Fifty percent of each state’s total score is based on the magazine’s survey of corporate real estate decision makers and 50 percent comes from data associated with actual project activity as tracked by Site Selection’s proprietary New Plant database. The survey respondents ranked Texas ahead of North Carolina and put Georgia third. However, North Carolina moved to the top of the overall list because it attracted more investment dollars and larger plants than Texas. (Click here for Site Selection’s feature article about North Carolina.)

The magazine’s annual report gives high weight to the decision makers’ opinions. The objective statistics may run counter to the opinion makers’ views. Ohio ranked near the top in new plants (No. 1), new plants in 2004-06 (No. 2), investment dollars (No. 3) and total size of facilities (No. 2), but the Buckeye State ranked 14th of on the executive survey and finished seventh on Site Magazine’s list of choice states.

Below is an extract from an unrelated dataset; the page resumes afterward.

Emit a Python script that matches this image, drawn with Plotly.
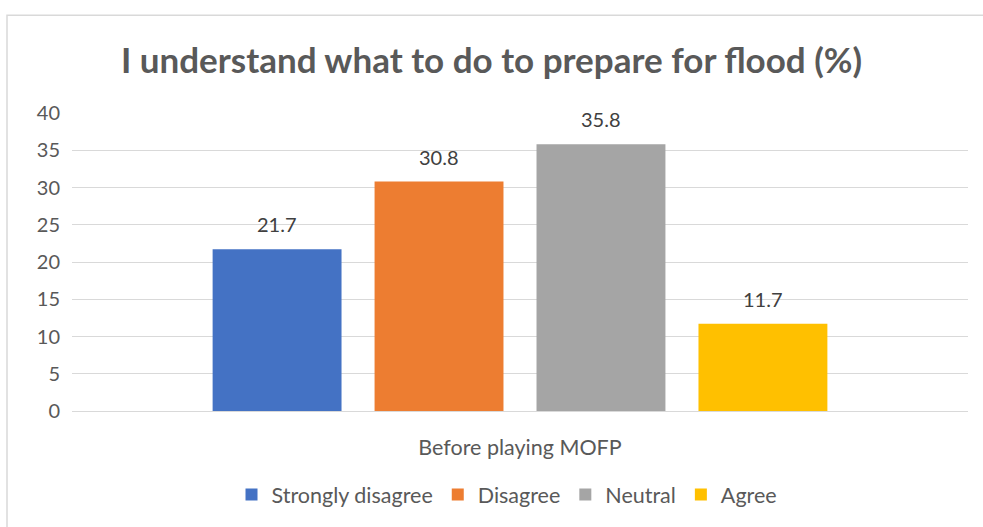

The magazine this year asked survey respondent to rank site-selection criteria in order of importance. Here’s the result:

  1. Existing work-force skills.
  2. Ease of permitting and regulatory procedures.
  3. The state and local tax scheme.
  4. Land and building prices and supply.
  5. Availability of incentives.
  6. Transportation infrastructure.
  7. State and local economic development strategies.
  8. Flexibility of incentives programs.
  9. Access to higher education resources.
  10. Union activity.

“A state’s business climate will, in general terms, reflect its performance in these areas,” wrote Editor Mark Arend, who added, “It is clear that environmental concerns are emerging as a new priority for the corporate real estate profession, particularly on the industrial side. The extent to which states can work with private industry to ameliorate those concerns may one day soon be an important new business-climate criterion.”